Hasina sought to draw a parallel with India. “How many seats did the Congress win in the last election? Did they have an answer to (the question) who their PM would be?”
In 2014, the BJP-led alliance had bagged 336 seats, steamrollering the Congress whose tally was reduced to 44.
A closer look at past poll results in Bangladesh reveals that the voters have often delivered sweeping mandates. In 2008, the last time Bangladesh had participatory polls, the Awami League-led alliance won 263 seats while the BNP-Jamaat-e-Islami combine had to be content with 33.
“The 2008 election was closely contested and both parties had campaigned extensively…. This time, the Opposition was hardly visible in the run-up to the election. They were also missing in action in the last five years,” the editor of a Bangladeshi news channel said.
Several social media users have started ridiculing the results with memes, which the editor said was part of efforts to discredit the election.
“The problem is that the Opposition leaders restricted themselves to social media to spread their messages: that’s why there was a lack of connect,” the editor said.
The BNP-Jamaat combine had not taken part in the 2014 general election because its demand for a poll-time caretaker government was not met.
Alamgir, the BNP leader, said the latest verdict had proved that the decision to stay away from the last election was the “right decision”.
Political observers, however, said the BNP’s absence from the political stage for the past five years — the Opposition party had not a single MP in Parliament — had cost it dear, causing it to lose its grass-root organisation while the Awami League kept expanding its support base.
On Monday, Hasina reaffirmed that she would implement her development projects for everyone, irrespective of their political affiliations.
“That’s what I have been doing for the last 10 years and that’s why people voted for us…. More than 24 hours have passed since the polls ended, but there has not been any attack on the Opposition parties.

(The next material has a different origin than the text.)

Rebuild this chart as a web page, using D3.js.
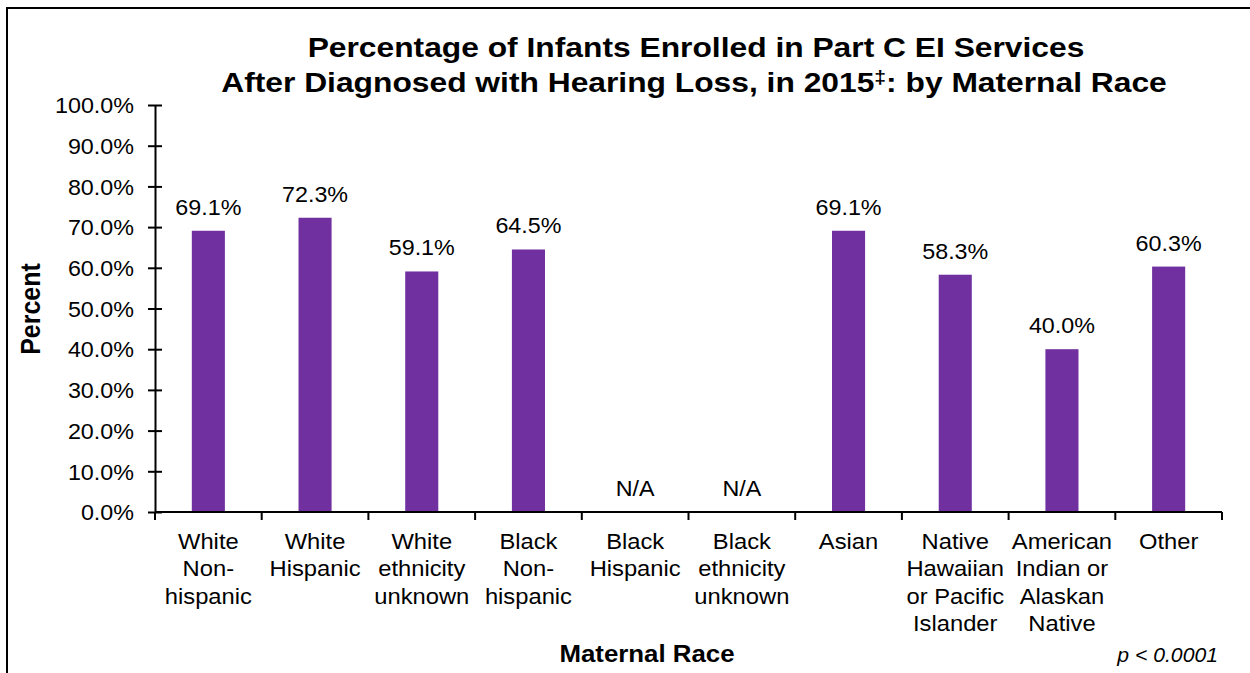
<!DOCTYPE html>
<html>
<head>
<meta charset="utf-8">
<script src="https://cdn.jsdelivr.net/npm/d3@7"></script>
<style>
  body { margin: 0; background: #fff; }
  svg { display: block; font-family: "Liberation Sans", Arial, sans-serif; }
</style>
</head>
<body>
<div id="chart"></div>
<script>
(function() {

    const categories = [
        ["White", "Non-", "hispanic"],
        ["White", "Hispanic"],
        ["White", "ethnicity", "unknown"],
        ["Black", "Non-", "hispanic"],
        ["Black", "Hispanic"],
        ["Black", "ethnicity", "unknown"],
        ["Asian"],
        ["Native", "Hawaiian", "or Pacific", "Islander"],
        ["American", "Indian or", "Alaskan", "Native"],
        ["Other"]
    ];

    const values = [69.1, 72.3, 59.1, 64.5, null, null, 69.1, 58.3, 40.0, 60.3];

    const yTicks = [0, 10, 20, 30, 40, 50, 60, 70, 80, 90, 100];

    const titleLine1 = "Percentage of Infants Enrolled in Part C EI Services";
    // second line: text, superscript mark, text
    const titleLine2 = ["After Diagnosed with Hearing Loss, in 2015", "\u2021", ": by Maternal Race"];

    const data = categories.map((c, i) => ({id: i, lines: c, value: values[i]}));

    const width = 1250;
    const height = 673;
    const margin = {top: 105, right: 28, bottom: 161, left: 155};

    // text in the picture is a little wider than plain Arial
    const sx = 1.06;

    const svg = d3.select("#chart").append("svg")
        .attr("width", width)
        .attr("height", height);

    // frame
    svg.append("path")
        .attr("d", `M7,${height} V8 H${width}`)
        .attr("fill", "none")
        .attr("stroke", "#000")
        .attr("stroke-width", 2);

    const x = d3.scaleBand()
        .domain(data.map(d => d.id))
        .range([margin.left, width - margin.right])
        .paddingInner(0.69)
        .paddingOuter(0.345);

    const y = d3.scaleLinear()
        .domain([0, 100])
        .range([height - margin.bottom, margin.top]);

    // title
    svg.append("text")
        .attr("transform", "translate(696,57) scale(1.115,1)")
        .attr("text-anchor", "middle")
        .attr("font-size", "28.5px")
        .attr("font-weight", "bold")
        .text(titleLine1);

    const t2 = svg.append("text")
        .attr("transform", "translate(694,92) scale(1.115,1)")
        .attr("text-anchor", "middle")
        .attr("font-size", "28.5px")
        .attr("font-weight", "bold");
    t2.append("tspan").text(titleLine2[0]);
    t2.append("tspan").attr("dy", -9).attr("font-size", "19px").text(titleLine2[1]);
    t2.append("tspan").attr("dy", 9).text(titleLine2[2]);

    // bars
    svg.append("g")
        .selectAll("rect")
        .data(data.filter(d => d.value != null))
        .join("rect")
        .attr("x", d => x(d.id))
        .attr("y", d => y(d.value))
        .attr("width", x.bandwidth())
        .attr("height", d => y(0) - y(d.value))
        .attr("fill", "#7030A0");

    // value labels
    svg.append("g")
        .selectAll("text")
        .data(data)
        .join("text")
        .attr("transform", d => `translate(${x(d.id) + x.bandwidth() / 2},${y(d.value == null ? 0 : d.value) - 16}) scale(${sx},1)`)
        .attr("text-anchor", "middle")
        .attr("font-size", "22px")
        .attr("fill", "#000")
        .text(d => d.value == null ? "N/A" : d.value.toFixed(1) + "%");

    // y axis
    const yAxis = svg.append("g")
        .attr("transform", `translate(${margin.left},0)`)
        .call(d3.axisLeft(y)
            .tickValues(yTicks)
            .tickSizeInner(7)
            .tickSizeOuter(0)
            .tickFormat(d => d.toFixed(1) + "%"));
    yAxis.selectAll(".tick line").attr("x1", 7).attr("stroke-width", 2);
    yAxis.select(".domain").attr("stroke-width", 2);
    yAxis.selectAll(".tick text")
        .attr("x", null)
        .attr("dy", "0.35em")
        .attr("transform", `translate(-21,0) scale(${sx},1)`)
        .attr("font-size", "22px")
        .attr("font-family", "Liberation Sans, Arial, sans-serif")
        .attr("fill", "#000");

    // x axis
    const xAxisG = svg.append("g")
        .attr("transform", `translate(0,${height - margin.bottom})`);
    xAxisG.append("line")
        .attr("x1", margin.left)
        .attr("x2", width - margin.right)
        .attr("stroke", "#000")
        .attr("stroke-width", 2);
    const bounds = data.map(d => x(d.id) - x.step() * x.paddingInner() / 2);
    bounds.push(width - margin.right);
    xAxisG.selectAll(".bound")
        .data(bounds)
        .join("line")
        .attr("class", "bound")
        .attr("x1", d => d).attr("x2", d => d)
        .attr("y1", 0).attr("y2", 8)
        .attr("stroke", "#000")
        .attr("stroke-width", 2);

    const catLabels = xAxisG.selectAll(".cat")
        .data(data)
        .join("text")
        .attr("class", "cat")
        .attr("text-anchor", "middle")
        .attr("font-size", "22px")
        .attr("transform", d => `translate(${x(d.id) + x.bandwidth() / 2},37) scale(1.08,1)`);
    catLabels.selectAll("tspan")
        .data(d => d.lines)
        .join("tspan")
        .attr("x", 0)
        .attr("dy", (d, i) => i === 0 ? 0 : 27.5)
        .text(d => d);

    // axis titles
    svg.append("text")
        .attr("transform", `translate(40,309) rotate(-90) scale(1,1.1)`)
        .attr("text-anchor", "middle")
        .attr("font-size", "25px")
        .attr("font-weight", "bold")
        .text("Percent");

    svg.append("text")
        .attr("transform", "translate(647,662) scale(1.1,1)")
        .attr("text-anchor", "middle")
        .attr("font-size", "23.5px")
        .attr("font-weight", "bold")
        .text("Maternal Race");

    svg.append("text")
        .attr("transform", "translate(1218,662) scale(1.06,1)")
        .attr("text-anchor", "end")
        .attr("font-size", "20px")
        .attr("font-style", "italic")
        .text("p < 0.0001");

})();
</script>
</body>
</html>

You compare this with what happened after the BNP came to power in 2001. They attacked our offices and supporters,” Hasina said, vowing to protect the vanquished.
The Awami League leadership has already asked its leaders to display restraint in their celebrations and advised them not to organise big victory processions.
Hasina said that several world leaders, including Indian Prime Minister Narendra Modi, had sent her congratulatory messages after the results.
“The chief minister of West Bengal, Mamata Banerjee, also called me,” she said.